- Aim
From the listing below, extract every line in which the word "with" appears.
——————————
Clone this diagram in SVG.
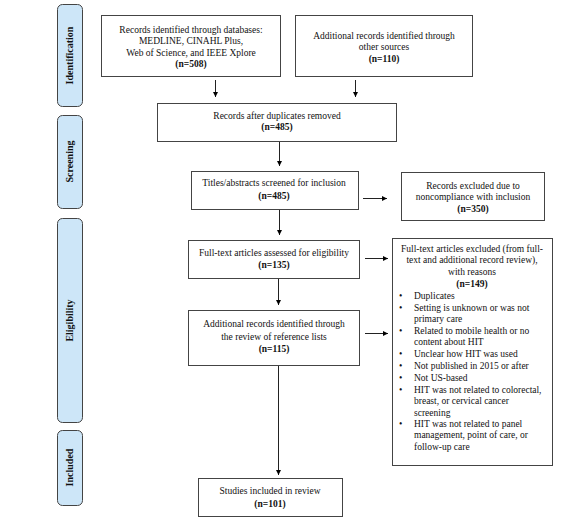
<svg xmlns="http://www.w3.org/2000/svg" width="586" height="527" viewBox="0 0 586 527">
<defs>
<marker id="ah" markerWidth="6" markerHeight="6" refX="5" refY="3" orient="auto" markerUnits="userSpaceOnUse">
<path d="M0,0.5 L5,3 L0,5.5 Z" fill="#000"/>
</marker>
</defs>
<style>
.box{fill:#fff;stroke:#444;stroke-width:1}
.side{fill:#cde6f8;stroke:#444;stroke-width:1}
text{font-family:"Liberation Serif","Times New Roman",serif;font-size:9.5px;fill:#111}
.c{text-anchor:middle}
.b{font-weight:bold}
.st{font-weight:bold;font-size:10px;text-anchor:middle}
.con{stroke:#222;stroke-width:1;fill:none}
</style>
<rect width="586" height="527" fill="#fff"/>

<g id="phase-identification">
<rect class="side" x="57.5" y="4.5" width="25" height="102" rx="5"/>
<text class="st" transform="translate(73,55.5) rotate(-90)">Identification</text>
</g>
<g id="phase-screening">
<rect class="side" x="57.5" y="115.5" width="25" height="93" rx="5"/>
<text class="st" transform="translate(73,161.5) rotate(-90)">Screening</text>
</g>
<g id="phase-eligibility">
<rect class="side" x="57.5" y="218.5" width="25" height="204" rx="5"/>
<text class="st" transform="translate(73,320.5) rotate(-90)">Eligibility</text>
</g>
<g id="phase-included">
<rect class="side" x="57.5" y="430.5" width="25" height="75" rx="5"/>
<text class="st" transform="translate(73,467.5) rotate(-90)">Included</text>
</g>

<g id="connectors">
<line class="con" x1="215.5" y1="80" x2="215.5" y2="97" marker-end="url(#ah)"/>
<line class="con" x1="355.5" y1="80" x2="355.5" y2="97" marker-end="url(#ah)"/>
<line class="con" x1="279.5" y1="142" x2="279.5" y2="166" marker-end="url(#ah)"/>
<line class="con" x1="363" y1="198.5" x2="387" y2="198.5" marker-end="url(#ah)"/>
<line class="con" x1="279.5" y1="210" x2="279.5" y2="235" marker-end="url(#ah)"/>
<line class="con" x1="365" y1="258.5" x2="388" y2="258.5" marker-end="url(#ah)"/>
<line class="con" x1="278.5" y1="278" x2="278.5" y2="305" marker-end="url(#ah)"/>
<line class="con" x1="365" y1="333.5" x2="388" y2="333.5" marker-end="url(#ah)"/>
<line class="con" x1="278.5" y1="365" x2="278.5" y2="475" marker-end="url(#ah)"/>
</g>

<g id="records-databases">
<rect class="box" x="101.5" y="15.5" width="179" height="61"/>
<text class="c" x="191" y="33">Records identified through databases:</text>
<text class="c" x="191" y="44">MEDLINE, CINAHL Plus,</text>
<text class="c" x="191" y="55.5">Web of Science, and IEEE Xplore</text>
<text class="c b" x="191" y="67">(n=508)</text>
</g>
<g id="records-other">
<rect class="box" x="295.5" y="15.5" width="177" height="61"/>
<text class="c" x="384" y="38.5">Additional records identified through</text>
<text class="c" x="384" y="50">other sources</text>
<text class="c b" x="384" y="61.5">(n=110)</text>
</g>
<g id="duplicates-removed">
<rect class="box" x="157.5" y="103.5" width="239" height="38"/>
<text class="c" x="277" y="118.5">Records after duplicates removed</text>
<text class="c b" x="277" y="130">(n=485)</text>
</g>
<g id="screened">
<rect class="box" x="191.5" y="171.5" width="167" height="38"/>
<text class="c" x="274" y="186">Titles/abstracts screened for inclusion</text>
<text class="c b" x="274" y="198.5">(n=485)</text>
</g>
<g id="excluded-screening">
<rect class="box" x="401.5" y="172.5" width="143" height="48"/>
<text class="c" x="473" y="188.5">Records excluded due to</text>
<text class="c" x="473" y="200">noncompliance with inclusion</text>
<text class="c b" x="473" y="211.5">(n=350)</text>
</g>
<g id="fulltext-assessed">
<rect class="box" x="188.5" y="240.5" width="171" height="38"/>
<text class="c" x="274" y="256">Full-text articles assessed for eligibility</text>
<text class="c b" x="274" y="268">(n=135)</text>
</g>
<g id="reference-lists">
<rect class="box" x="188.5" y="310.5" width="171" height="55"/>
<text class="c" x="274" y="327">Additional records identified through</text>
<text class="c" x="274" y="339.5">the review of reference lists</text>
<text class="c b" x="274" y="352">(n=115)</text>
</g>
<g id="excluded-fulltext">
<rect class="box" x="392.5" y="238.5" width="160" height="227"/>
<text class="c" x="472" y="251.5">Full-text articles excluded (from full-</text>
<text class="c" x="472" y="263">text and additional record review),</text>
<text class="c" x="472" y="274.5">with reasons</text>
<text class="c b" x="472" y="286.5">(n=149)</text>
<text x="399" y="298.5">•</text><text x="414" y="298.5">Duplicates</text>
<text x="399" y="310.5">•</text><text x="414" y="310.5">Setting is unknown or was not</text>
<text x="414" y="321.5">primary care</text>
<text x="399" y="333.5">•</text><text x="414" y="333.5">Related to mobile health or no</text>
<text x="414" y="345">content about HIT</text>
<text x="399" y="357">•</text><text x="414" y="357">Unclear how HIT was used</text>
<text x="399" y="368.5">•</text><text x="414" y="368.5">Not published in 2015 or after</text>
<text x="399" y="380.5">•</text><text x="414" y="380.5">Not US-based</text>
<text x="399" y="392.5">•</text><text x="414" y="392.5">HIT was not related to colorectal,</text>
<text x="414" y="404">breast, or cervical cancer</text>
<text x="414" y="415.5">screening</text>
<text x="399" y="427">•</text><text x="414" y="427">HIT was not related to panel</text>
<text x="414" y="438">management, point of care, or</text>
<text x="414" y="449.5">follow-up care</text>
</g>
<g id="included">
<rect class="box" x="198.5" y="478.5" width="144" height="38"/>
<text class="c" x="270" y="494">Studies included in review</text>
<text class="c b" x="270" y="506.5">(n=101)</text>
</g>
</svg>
——————————
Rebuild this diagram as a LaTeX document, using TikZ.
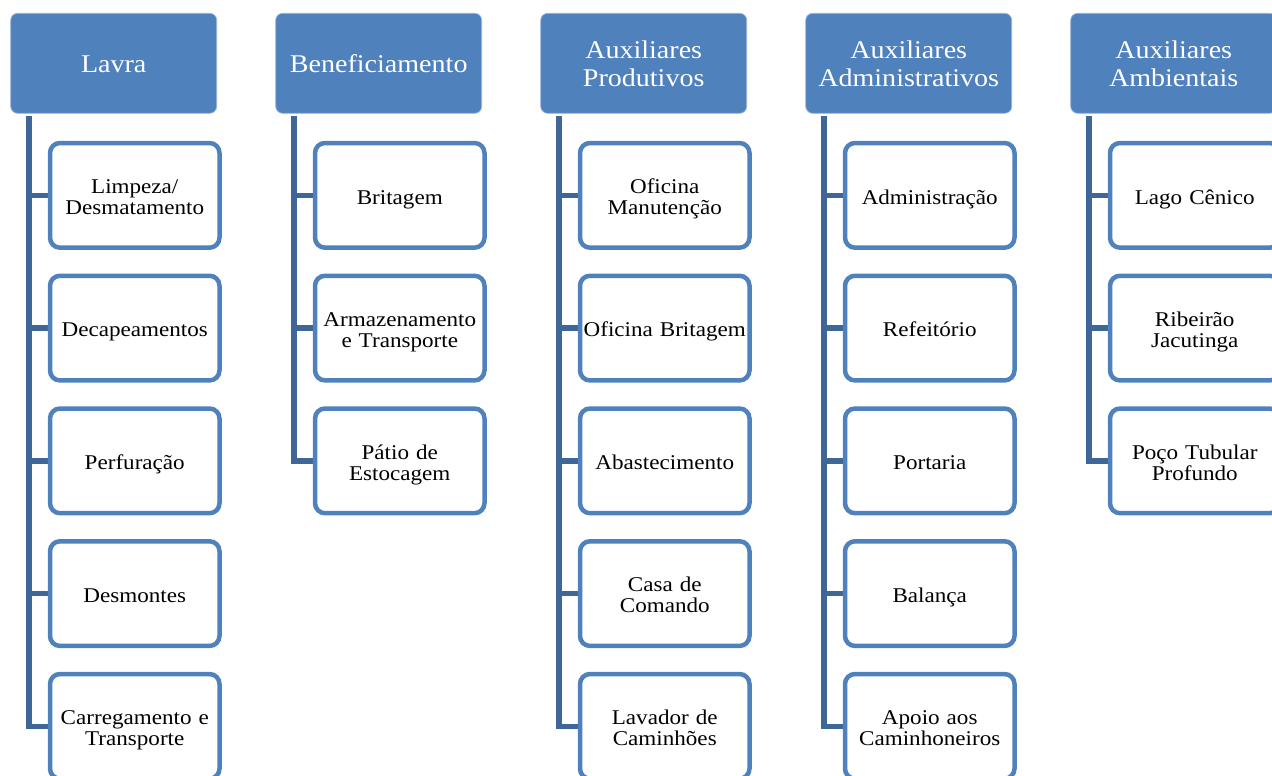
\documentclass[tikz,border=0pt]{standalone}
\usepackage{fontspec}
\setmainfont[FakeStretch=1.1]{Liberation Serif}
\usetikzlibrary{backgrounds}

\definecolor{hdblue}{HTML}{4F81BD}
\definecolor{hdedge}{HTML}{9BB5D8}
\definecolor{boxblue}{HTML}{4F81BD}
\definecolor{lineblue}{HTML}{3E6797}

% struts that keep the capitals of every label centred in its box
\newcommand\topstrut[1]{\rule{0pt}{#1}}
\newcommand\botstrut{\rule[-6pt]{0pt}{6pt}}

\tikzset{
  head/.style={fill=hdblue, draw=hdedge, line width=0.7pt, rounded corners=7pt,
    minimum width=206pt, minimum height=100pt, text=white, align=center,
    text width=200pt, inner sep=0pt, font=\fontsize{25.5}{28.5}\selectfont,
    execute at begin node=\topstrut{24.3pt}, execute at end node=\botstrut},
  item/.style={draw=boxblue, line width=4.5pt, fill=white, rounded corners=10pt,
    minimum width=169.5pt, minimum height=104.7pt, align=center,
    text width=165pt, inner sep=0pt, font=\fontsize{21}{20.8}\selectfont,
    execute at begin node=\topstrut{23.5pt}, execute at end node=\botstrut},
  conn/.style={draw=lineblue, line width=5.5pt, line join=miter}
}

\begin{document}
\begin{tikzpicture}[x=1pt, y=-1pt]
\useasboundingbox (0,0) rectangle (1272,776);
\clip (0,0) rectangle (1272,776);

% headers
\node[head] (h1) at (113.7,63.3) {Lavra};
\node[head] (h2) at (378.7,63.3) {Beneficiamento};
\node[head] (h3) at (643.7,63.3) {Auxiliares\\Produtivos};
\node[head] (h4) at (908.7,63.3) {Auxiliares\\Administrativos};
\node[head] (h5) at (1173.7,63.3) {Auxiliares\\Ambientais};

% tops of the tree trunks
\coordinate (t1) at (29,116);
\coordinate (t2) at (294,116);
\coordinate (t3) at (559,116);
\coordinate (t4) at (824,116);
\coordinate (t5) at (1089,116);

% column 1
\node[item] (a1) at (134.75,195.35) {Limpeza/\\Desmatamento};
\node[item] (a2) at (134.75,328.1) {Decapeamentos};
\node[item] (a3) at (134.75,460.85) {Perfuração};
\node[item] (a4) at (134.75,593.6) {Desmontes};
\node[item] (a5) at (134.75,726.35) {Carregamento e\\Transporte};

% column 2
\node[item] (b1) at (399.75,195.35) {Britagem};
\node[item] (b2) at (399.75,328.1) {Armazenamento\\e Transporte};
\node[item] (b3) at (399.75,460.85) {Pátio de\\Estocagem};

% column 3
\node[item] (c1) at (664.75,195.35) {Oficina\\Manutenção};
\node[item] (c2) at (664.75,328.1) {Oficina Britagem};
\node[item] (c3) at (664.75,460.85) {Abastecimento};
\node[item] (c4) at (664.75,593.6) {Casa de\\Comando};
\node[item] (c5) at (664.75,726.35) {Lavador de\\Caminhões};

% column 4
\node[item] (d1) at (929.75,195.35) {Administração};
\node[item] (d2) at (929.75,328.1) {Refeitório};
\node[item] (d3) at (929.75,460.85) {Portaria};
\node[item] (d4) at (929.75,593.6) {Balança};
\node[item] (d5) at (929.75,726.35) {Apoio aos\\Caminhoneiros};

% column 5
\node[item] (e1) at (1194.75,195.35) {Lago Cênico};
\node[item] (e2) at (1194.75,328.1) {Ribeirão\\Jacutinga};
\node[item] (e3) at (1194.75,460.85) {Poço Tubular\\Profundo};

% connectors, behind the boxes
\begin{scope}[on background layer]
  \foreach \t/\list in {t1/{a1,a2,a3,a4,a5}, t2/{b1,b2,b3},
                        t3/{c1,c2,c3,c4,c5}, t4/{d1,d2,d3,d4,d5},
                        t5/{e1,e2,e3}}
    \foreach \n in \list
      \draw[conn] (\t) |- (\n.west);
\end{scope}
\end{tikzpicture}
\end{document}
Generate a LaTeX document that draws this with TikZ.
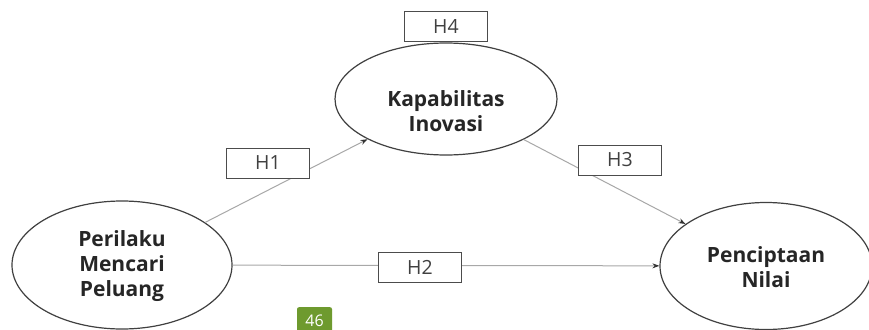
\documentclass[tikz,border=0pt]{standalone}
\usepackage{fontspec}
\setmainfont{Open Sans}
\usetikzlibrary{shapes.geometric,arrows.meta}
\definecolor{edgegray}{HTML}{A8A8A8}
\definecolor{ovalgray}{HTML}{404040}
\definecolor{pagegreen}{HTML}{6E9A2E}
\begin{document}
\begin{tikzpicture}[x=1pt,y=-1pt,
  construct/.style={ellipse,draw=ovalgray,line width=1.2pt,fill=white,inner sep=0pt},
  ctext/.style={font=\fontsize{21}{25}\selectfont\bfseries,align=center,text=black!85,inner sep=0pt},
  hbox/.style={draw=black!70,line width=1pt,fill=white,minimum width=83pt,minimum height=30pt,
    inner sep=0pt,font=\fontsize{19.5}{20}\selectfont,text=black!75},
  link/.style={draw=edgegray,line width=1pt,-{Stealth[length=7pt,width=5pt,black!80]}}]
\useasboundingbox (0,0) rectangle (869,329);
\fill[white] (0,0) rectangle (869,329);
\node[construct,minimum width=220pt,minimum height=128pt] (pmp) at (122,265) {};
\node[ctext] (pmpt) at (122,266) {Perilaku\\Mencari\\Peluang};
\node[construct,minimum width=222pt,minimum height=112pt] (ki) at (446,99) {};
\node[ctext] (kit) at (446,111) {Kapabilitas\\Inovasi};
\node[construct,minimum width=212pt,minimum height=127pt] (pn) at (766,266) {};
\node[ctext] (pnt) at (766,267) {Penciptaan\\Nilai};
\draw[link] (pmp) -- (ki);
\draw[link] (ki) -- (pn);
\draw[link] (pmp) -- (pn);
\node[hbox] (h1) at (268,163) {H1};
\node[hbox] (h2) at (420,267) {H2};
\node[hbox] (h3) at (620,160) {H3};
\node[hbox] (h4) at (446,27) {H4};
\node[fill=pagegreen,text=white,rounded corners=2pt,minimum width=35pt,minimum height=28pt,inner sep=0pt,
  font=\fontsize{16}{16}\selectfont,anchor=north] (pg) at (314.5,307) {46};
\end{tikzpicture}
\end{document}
——————————
- Written response
<text class="c" x="473" y="200">noncompliance with inclusion</text>
<text class="c" x="472" y="274.5">with reasons</text>
Generate a LaTeX document that draws this with TikZ.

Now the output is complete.